The curse of knowledge

In his excellent YouTube video on good writing, Harvard professor Steven Pinker points out that the central problem of writing is “the curse of knowledge”. Here’s my favorite explanation of this curse:

The curse of knowledge means that the more familiar you are with something, the harder it is to put yourself in the shoes of someone who’s not familiar with that thing
A writer knows something that he wants to write down. Because he knows it he finds it very difficult to put himself in the place of his readers who don’t. That may lead him to leave out information his readers need because he wrongly assumes that they know it because he does.

The same thing happens with something called church language. It is quite common that Christians develop understandings of certain words in church. Then we speak them with the church understanding and hear them the same way. Some Christians will forget that people outside the church understand the words differently. Those Christians are suffering from the curse of knowledge.

I experienced this first hand in Burkina Faso. We were translating the story of John the Baptist. So I asked a local pastor how one said baptize in the language. He responded “bateezeng”. That is obviously just and adaptation of the English word. Aware of the problem of church language, I asked several people who did not attend church about ” bateezeng”. They all told me the same thing. It means to give a newborn its name on the 8th day. Of course, we can use “baptize” for naming in English too. I went back to the pastor and told him of the responses I got.
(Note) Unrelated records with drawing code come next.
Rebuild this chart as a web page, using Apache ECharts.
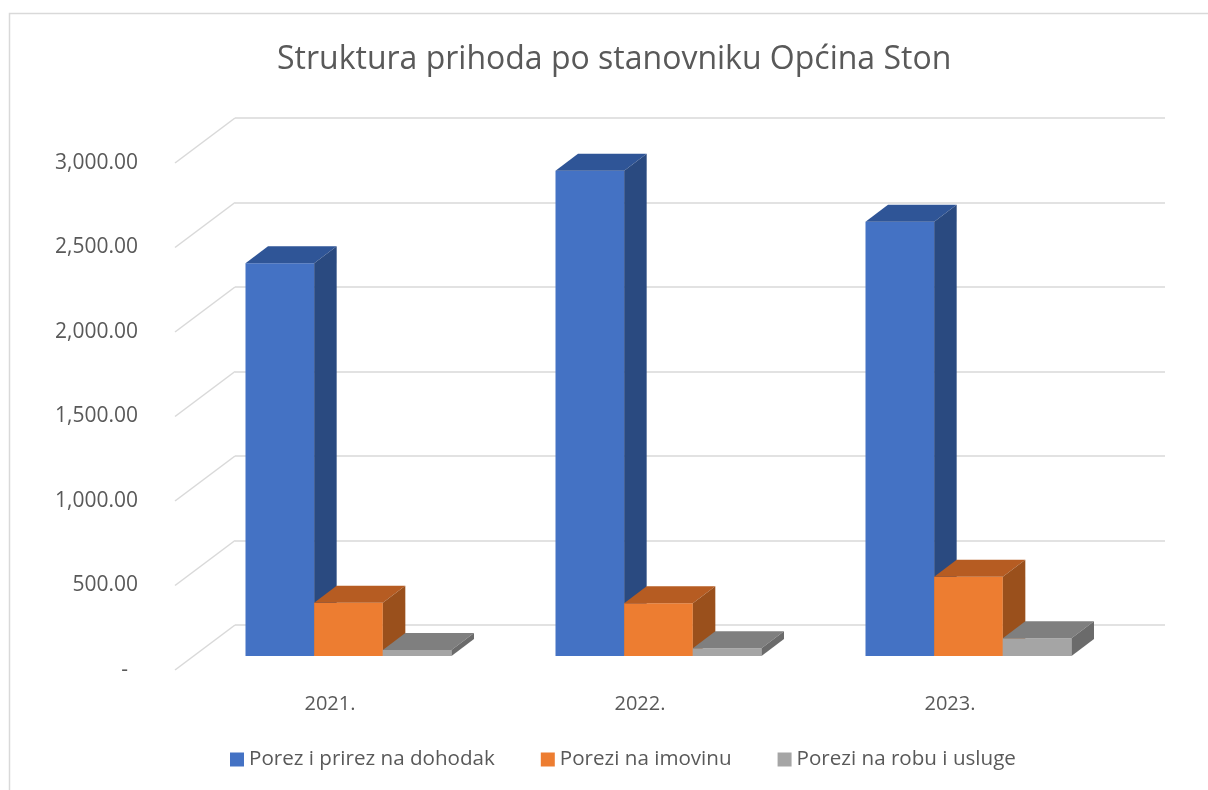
<!DOCTYPE html>
<html>
<head>
<meta charset="utf-8">
<script src="https://cdn.jsdelivr.net/npm/echarts@6/dist/echarts.min.js"></script>
<style>
  html, body { margin: 0; padding: 0; background: #fff; }
  #chart { width: 1208px; height: 790px; }
</style>
</head>
<body>
<div id="chart"></div>
<script>
// chart data
const categories = ['2021.', '2022.', '2023.'];
const dohodak = [2324, 2871, 2570];
const imovina = [315, 312, 469];
const robaUsluge = [36, 46, 105];
const seriesNames = ['Porez i prirez na dohodak', 'Porezi na imovinu', 'Porezi na robu i usluge'];
const yTicks = [0, 500, 1000, 1500, 2000, 2500, 3000];

// face colours: front, top, side
const palette = [
    ['#4472C4', '#2F5597', '#2A4A80'],
    ['#ED7D31', '#B65C22', '#9A501C'],
    ['#A5A5A5', '#7F7F7F', '#6B6B6B']
];

const chart = echarts.init(document.getElementById('chart'));
const FONT = '"Open Sans", "Noto Sans", sans-serif';

// 3d box for one series in a category group
const makeBarRenderer = (seriesIdx) => (params, api) => {
    const top = api.coord([api.value(0), api.value(1)]);
    const base = api.coord([api.value(0), 0]);
    const band = api.size([1, 0])[0];
    const bw = band * 0.2215;
    const ox = 18.5, oy = -14;   // bar front face depth
    const dx = 22.5, dy = -17;   // bar depth
    const x0 = top[0] - 1.5 * bw + seriesIdx * bw + ox;
    const yt = top[1] + oy;
    const yb = base[1] + oy;
    const c = palette[seriesIdx];
    return {
        type: 'group',
        children: [
            {
                type: 'rect',
                shape: { x: x0, y: yt, width: bw, height: yb - yt },
                style: { fill: c[0] }
            },
            {
                type: 'polygon',
                shape: { points: [[x0, yt], [x0 + bw, yt], [x0 + bw + dx, yt + dy], [x0 + dx, yt + dy]] },
                style: { fill: c[1] }
            },
            {
                type: 'polygon',
                shape: { points: [[x0 + bw, yt], [x0 + bw + dx, yt + dy], [x0 + bw + dx, yb + dy], [x0 + bw, yb]] },
                style: { fill: c[2] }
            }
        ]
    };
};

const barSeries = [dohodak, imovina, robaUsluge].map((vals, s) => ({
    name: seriesNames[s],
    type: 'custom',
    xAxisIndex: 0,
    yAxisIndex: 0,
    itemStyle: { color: palette[s][0] },
    renderItem: makeBarRenderer(s),
    data: categories.map((c, i) => [i, vals[i]]),
    z: 3
}));

const option = {
    backgroundColor: '#fff',
    animation: false,
    title: {
        text: 'Struktura prihoda po stanovniku Općina Ston',
        left: 272,
        top: 39,
        textStyle: { fontFamily: FONT, fontSize: 32, fontWeight: 'normal', color: '#595959' }
    },
    graphic: [{
        type: 'rect',
        shape: { x: 9.5, y: 13.5, width: 1300, height: 900 },
        style: { fill: 'none', stroke: '#d9d9d9', lineWidth: 1.5 },
        silent: true
    }],
    legend: {
        data: seriesNames,
        bottom: 15,
        left: 225,
        icon: 'rect',
        itemWidth: 14,
        itemHeight: 14,
        itemGap: 46,
        textStyle: { fontFamily: FONT, fontSize: 20.6, color: '#595959' }
    },
    grid: [
        // front plane
        { left: 175, right: 103, top: 163, bottom: 120 },
        // back wall
        { left: 235, right: 43, top: 118, bottom: 165 }
    ],
    xAxis: [
        {
            type: 'category',
            gridIndex: 0,
            data: categories,
            axisLine: { show: false },
            axisTick: { show: false },
            axisLabel: { margin: 24, fontFamily: FONT, fontSize: 20, color: '#595959' }
        },
        {
            type: 'category',
            gridIndex: 1,
            data: categories,
            show: false
        }
    ],
    yAxis: [
        {
            type: 'value',
            gridIndex: 0,
            min: 0,
            max: 3000,
            interval: 500,
            splitLine: { show: false },
            axisLine: { show: false },
            axisTick: { show: false },
            axisLabel: {
                margin: 37,
                fontFamily: FONT,
                fontSize: 21,
                color: '#595959',
                formatter: (v) => v === 0 ? '{d|-}' : v.toLocaleString('en-US', { minimumFractionDigits: 2, maximumFractionDigits: 2 }),
                rich: { d: { padding: [0, 10, 0, 0], fontFamily: FONT, fontSize: 21, color: '#595959' } }
            }
        },
        {
            type: 'value',
            gridIndex: 1,
            min: 0,
            max: 3000,
            interval: 500,
            axisLine: { show: false },
            axisTick: { show: false },
            axisLabel: { show: false },
            splitLine: { lineStyle: { color: '#d9d9d9', width: 1.5 } }
        }
    ],
    series: [
        {
            // side wall diagonals
            type: 'custom',
            xAxisIndex: 0,
            yAxisIndex: 0,
            silent: true,
            z: 1,
            renderItem: (params, api) => {
                const p = api.coord([0, api.value(1)]);
                const x = params.coordSys.x;
                return {
                    type: 'line',
                    shape: { x1: x, y1: p[1], x2: x + 60, y2: p[1] - 45 },
                    style: { stroke: '#d9d9d9', lineWidth: 1.5 }
                };
            },
            data: yTicks.map((v) => [0, v])
        },
        ...barSeries
    ]
};

chart.setOption(option);
</script>
</body>
</html>
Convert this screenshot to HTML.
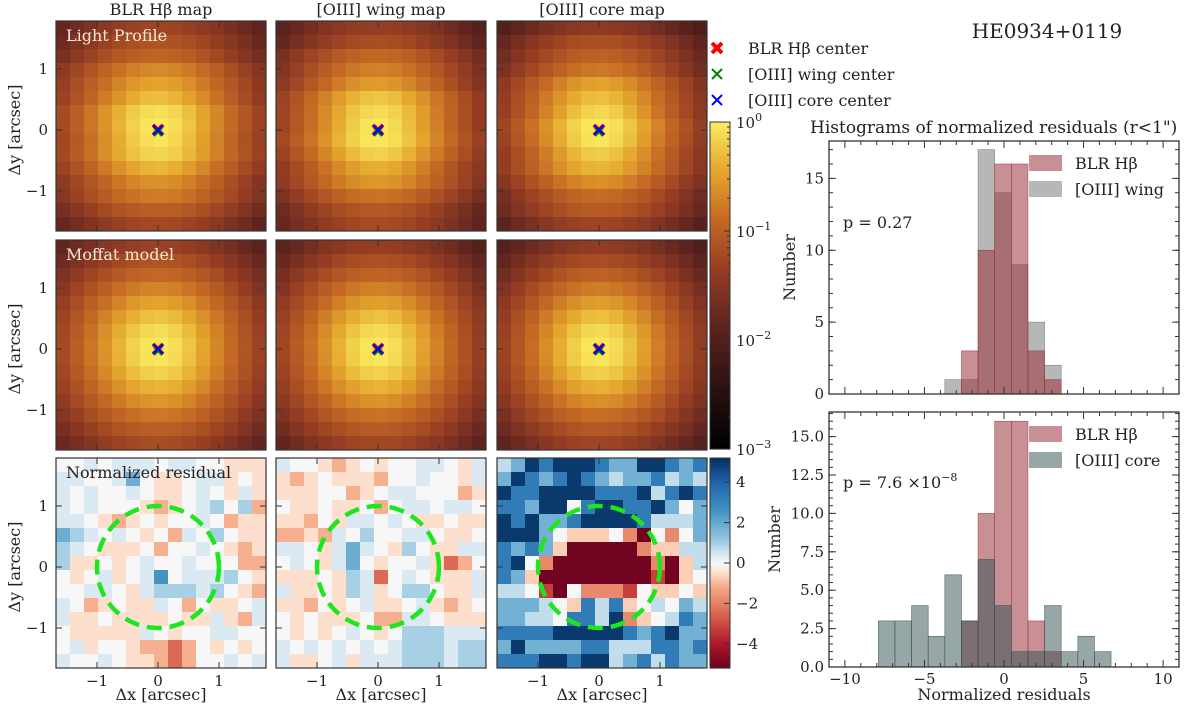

He agreed that was what everyone understands by the word. We eventually found another word for baptize that communicated much better than bateezeng.

The curse of knowledge is one of the reasons why we have a step in the translation process called community testing. When a translator translates a passage, he does so knowing what he meant to say. He then finds it very hard to forget what he meant and read his translation for what is actually says. It helps to let the translation sit a while then come back to it, but a surer solution is community testing. The translators go out into the community and read each passage asking people what they heard. Because the people don’t suffer from the curse of knowledge, they will tell the translator what the translation really wrote, just like those people in Burkina Faso who told me that bateezeng meant giving a child a name.

3 thoughts on “The curse of knowledge

  1. Good point! We have so much “Christian jargon”. I notice that in my school, the staff often sign off their emails with the tagline “Blessings,…” and then their name. I always wonder what people outside the school think when they receive emails in their places of business that end that way. (Personally, I think that it is God Who gives blessings, but that is another rabbit trail, isn’t it?)